Geschichte Erinnerung an die jüdische Geschichte eines Hauses
Düsseldorf · Düsseltal Im November soll ein Kunstwerk mit Informationen an der Grafenberger Allee 78 aufgestellt werden. Es ist ein großes Gemeinschaftsprojekt.
Viele junge Leute gehen ein und aus in dem Haus Grafenberger Allee 78. Hier ist unter anderem eine Sprachschule beheimatet. Doch kaum jemand weiß um die Geschichte des Hauses, die eng mit der Geschichte der Juden in Düsseldorf verknüpft ist.
Bei einem Stolperstein-Rundgang in Düsseltal hatte Ben Klar, Stadtteilpolitiker der Linken in der Bezirksvertretung 2, davon erfahren. Da aber nichts auf die Geschichte des Hauses hinwies, wollte er dies ändern. Einstimmig beschloss das Stadtteilparlament im November 2018, dass man dort im Straßenbild ein Erinnerungszeichen setzen will.

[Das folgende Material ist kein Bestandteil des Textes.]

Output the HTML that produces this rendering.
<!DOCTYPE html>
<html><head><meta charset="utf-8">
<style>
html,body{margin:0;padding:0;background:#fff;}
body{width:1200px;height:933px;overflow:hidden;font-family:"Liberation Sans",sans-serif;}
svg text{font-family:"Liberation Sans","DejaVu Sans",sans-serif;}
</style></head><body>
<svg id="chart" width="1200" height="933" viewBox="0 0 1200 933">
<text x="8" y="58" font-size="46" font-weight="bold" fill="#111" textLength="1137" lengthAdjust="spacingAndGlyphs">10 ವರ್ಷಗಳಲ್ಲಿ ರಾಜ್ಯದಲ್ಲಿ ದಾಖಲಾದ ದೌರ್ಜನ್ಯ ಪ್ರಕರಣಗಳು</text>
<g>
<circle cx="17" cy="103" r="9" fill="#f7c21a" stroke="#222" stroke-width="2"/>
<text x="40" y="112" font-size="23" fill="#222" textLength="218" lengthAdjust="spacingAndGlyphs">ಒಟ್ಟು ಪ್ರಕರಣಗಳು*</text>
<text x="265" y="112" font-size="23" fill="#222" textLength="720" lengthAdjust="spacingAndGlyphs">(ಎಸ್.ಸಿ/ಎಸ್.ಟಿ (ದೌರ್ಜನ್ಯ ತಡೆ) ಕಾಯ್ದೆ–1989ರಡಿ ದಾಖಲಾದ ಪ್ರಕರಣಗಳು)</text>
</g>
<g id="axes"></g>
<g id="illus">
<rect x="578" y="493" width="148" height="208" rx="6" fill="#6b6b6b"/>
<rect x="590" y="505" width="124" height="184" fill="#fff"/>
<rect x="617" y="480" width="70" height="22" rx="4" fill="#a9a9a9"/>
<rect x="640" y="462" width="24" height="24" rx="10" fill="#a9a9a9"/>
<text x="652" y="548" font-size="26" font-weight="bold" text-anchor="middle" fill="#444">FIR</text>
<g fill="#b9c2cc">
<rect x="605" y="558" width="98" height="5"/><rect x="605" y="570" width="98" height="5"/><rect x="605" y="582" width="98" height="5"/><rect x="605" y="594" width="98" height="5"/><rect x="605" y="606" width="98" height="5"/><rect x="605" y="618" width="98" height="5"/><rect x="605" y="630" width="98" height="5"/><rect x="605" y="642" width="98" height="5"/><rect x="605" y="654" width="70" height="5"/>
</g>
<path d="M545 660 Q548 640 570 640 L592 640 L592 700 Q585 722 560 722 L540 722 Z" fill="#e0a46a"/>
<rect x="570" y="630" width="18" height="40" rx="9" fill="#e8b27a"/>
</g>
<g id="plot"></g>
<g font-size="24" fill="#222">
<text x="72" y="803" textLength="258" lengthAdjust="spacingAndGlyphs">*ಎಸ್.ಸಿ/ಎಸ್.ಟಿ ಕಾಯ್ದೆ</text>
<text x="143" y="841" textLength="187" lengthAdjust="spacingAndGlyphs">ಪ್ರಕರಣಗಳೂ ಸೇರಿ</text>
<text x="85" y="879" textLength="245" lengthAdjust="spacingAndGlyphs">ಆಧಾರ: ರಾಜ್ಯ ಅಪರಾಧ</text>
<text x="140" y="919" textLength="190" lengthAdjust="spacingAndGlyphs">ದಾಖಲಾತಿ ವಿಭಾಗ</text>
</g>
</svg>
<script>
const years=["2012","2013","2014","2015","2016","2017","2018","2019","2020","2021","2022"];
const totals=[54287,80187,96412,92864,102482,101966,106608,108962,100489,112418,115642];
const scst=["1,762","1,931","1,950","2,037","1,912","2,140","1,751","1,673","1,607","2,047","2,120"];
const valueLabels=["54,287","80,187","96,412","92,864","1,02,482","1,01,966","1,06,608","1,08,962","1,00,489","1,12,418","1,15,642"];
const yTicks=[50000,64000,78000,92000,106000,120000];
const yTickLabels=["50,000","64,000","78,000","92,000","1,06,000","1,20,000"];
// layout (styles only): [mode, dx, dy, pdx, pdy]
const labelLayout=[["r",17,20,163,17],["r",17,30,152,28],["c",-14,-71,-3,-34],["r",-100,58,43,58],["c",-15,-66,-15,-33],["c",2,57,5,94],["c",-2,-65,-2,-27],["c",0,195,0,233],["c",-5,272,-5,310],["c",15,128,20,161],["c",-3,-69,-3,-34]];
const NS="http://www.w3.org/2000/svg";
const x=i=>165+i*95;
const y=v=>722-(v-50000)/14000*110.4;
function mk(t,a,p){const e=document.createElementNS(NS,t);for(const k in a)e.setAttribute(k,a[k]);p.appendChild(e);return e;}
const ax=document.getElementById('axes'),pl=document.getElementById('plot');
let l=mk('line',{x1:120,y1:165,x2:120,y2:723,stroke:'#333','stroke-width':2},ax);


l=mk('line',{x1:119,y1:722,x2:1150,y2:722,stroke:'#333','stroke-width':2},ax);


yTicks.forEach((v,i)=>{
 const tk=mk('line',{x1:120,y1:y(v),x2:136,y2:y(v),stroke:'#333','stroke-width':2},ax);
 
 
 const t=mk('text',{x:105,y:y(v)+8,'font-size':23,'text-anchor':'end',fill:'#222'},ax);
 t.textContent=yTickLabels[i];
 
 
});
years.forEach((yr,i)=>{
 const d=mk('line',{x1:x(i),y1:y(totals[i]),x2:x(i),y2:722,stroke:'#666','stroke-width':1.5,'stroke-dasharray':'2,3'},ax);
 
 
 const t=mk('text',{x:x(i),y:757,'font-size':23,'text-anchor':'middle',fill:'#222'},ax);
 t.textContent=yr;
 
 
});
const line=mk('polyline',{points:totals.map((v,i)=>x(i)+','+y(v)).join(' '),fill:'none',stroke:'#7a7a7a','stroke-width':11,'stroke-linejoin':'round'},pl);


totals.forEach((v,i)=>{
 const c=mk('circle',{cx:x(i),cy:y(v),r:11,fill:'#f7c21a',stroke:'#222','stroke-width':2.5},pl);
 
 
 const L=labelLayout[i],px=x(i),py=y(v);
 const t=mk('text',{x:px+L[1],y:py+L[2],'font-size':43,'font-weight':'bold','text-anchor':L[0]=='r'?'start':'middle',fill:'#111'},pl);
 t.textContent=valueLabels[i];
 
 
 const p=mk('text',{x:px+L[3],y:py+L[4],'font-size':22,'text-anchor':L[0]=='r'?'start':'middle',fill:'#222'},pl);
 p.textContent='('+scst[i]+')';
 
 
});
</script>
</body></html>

In einer engen Zusammenarbeit mit der Mahn- und Gedenkstätte Düsseldorf und Lehrern und Schülern des jüdischen Albert-Einstein-Gymnasiums kann dieses Projekt nun zügig umgesetzt werden. Astrid Wolters (Mahn- und Gedenkstätte) hofft, dass das Kunstwerk mit Informationen noch im November vor dem Haus eingeweiht werden kann.

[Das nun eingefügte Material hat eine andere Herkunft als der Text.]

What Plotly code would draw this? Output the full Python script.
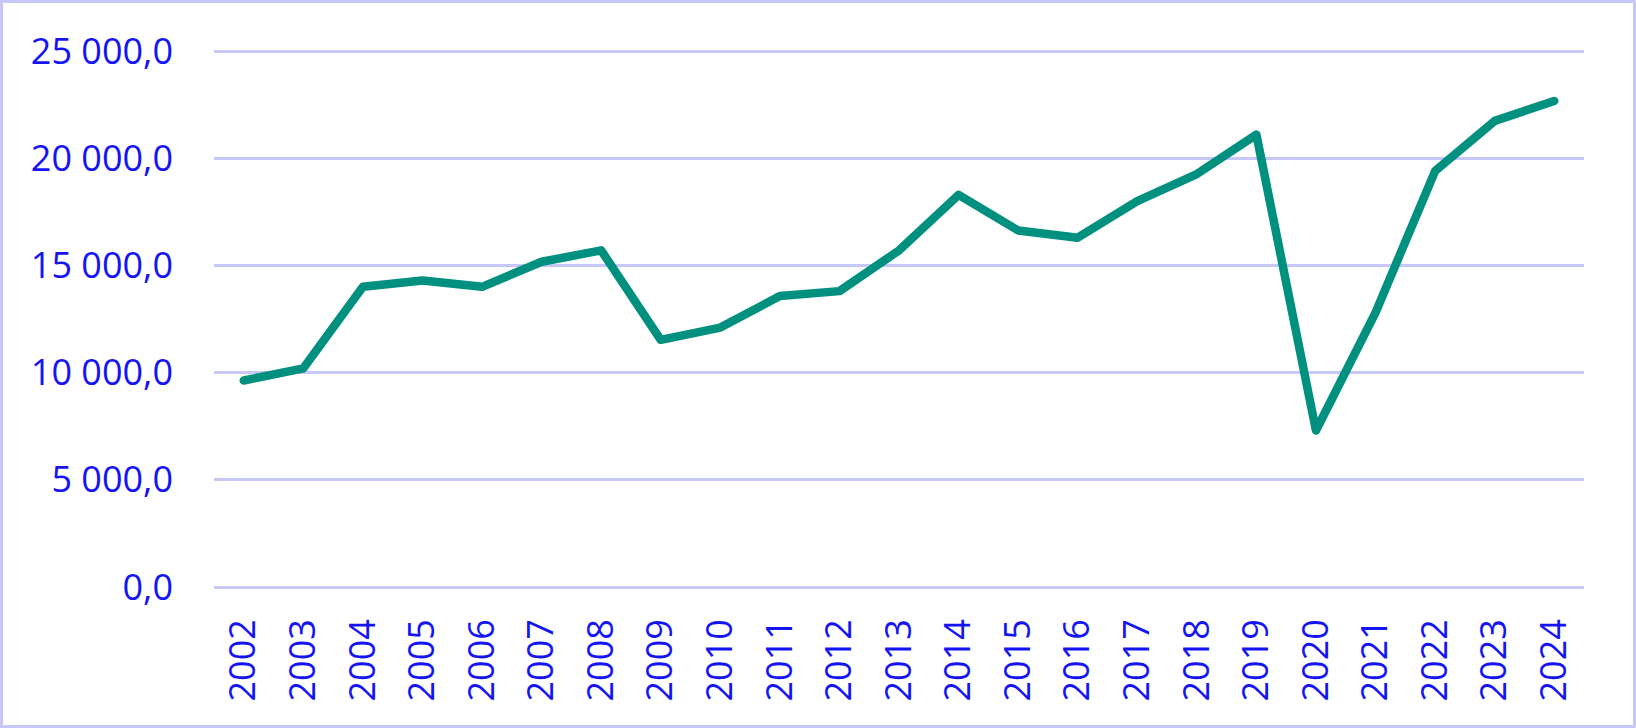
import plotly.graph_objects as go

years = [str(y) for y in range(2002, 2025)]
values = [9630, 10200, 14000, 14300, 14000, 15170, 15700, 11530, 12100, 13570,
          13800, 15700, 18290, 16630, 16290, 18000, 19260, 21100, 7300, 12800,
          19400, 21740, 22670]
ytick_vals = [0, 5000, 10000, 15000, 20000, 25000]
ytick_text = ["0,0", "5 000,0", "10 000,0", "15 000,0", "20 000,0", "25 000,0"]

W, H = 1636, 728
L, R, T, B = 214, 52, 49, 139
pw, ph = W - L - R, H - T - B
# plot spans from 25000 at y=51 to 0 at y=587; pad 2px each side so edge gridlines render
per_px = 25000 / 536
ymin, ymax = -2 * per_px, 25000 + 2 * per_px

fig = go.Figure()
fig.add_trace(go.Scatter(
    x=years, y=values, mode="lines",
    line=dict(color="#00907F", width=8.5, shape="linear"),
    hoverinfo="skip",
))

fig.update_layout(
    width=W, height=H,
    margin=dict(l=L, r=R, t=T, b=B, pad=0),
    paper_bgcolor="white", plot_bgcolor="white",
    showlegend=False,
    font=dict(family="Open Sans", color="#1414F5", size=36),
    xaxis=dict(
        type="category", range=[-0.5, len(years) - 0.5],
        showgrid=False, zeroline=False, showline=False,
        tickangle=-90, ticks="", ticklabelstandoff=22,
        tickfont=dict(size=36, color="#1414F5"),
        automargin=False,
    ),
    yaxis=dict(
        range=[ymin, ymax], tickvals=ytick_vals, ticktext=ytick_text,
        showgrid=True, gridcolor="#C8C8F8", gridwidth=2.5,
        zeroline=False, showline=False, ticks="", ticklabelstandoff=40,
        tickfont=dict(size=36, color="#1414F5"),
        automargin=False,
    ),
    shapes=[dict(
        type="rect", xref="paper", yref="paper",
        x0=(1.5 - L) / pw, x1=(W - 1.5 - L) / pw,
        y0=-(B - 1.5) / ph, y1=1 + (T - 1.5) / ph,
        line=dict(color="#C8C8F8", width=3), layer="below",
    )],
)

post = """
document.body.style.margin='0';
document.body.style.padding='0';
document.querySelectorAll('.js-line').forEach(function(e){
  e.style.strokeLinecap='round'; e.style.strokeLinejoin='round';
});
"""

fig.write_html("out.html", post_script=post, config={"displayModeBar": False})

Im vergangenen November besuchten die Schüler der damals siebten Klassen die Mahn- und Gedenkstätte und erfuhren mehr über die Geschichte des Hauses, in das nach der Pogromnacht im November 1938 die jüdische Volksschule von der Kasernenstraße zur Grafenberger Allee ziehen musste. „Sie waren zutiefst betroffen über das damalige Schicksal der jüdischen Schüler und Lehrer. Viele von ihnen haben keine Grabstätte.“ Mit der künstlerischen Gestaltung von Grafikdesignerin Suna Niemetz soll nun würdevoll an die Opfer des Nationalsozialismus und Bewohner des Hauses erinnert werden.
Das taten die heutigen Achtklässler des Albert-Einstein-Gymnasiums bereits am Dienstag im Sitzungsaal der Bezirksvertretung. Elina, Anna-Sophia, Maya, Masal und Elad trugen im Beisein ihres Lehrers Jonathan Grünfeld traurige und berührende Geschichten über die Menschen vor, die einst die jüdische Volkschule besuchten oder im Haus lebten.
So wie Kurt Lubascher, der 1926 geboren wurde. Seine Eltern führten zunächst eine Gaststätte im Haus Grafenberger Allee 78, das war von 1928 bis 1938. Und Kurt wohnte auch in dem Haus. Danach eröffnete die jüdische Familie eine Pension in der Steinstraße. Auch die wurde in der Pogromnacht demoliert. Kurt Lubascher kehrte an die Grafenberger Allee zurück, weil dort nun sein Unterricht stattfand. 1941 sollte die Familie deportiert werden. Der Vater von Kurt nahm sich daraufhin das Leben. Kurt und seine Mutter wurden ein Jahr später deportiert — und ermordet.
1942 diente das Haus in der Grafenberger Allee der Jüdischen Gemeinde auch als Altenheim. Rund 80 ältere Menschen, die zuvor an der Bilker Allee lebten, zogen nach Düsseltal. Doch noch im selben Jahr wurden sie nach Theresienstadt deportiert. Ida Sostheim war eine von ihnen. Ihre Geschichte und die des Jungen Kurt Lubascher hat Grafikdesignerin Suna Niemetz für das Kunstwerk inspiriert, das zwei Menschensilhouetten zusammenrücken läßt und auf eben diesen Silhouetten werden Fotos von Lubascher und Sostheim zu sehen sein.
Die Gestaltung, die den Zusammenhalt der Menschen symbolisieren soll, gefällt den Albert-Einstein-Gymnasiasten besonders gut. Sie werden Texte zur Geschichte des Hauses auf der Homepage ihrer Schule veröffentlichen. Die Bezirksvertretung finanziert das Erinnerungskunstwerk mit 11 500 Euro. Astrid Wolters dankte auch der Familie Bagel, die seit 1995 Besitzerin des Hauses ist. Sie habe das Projekt sehr wohlwollend begleitet und werde die Fläche auf ihrem Grundstück für die Aufstellung des Kunstwerkes vorbereiten. Das sei nicht unbedingt üblich, sagt Wolters.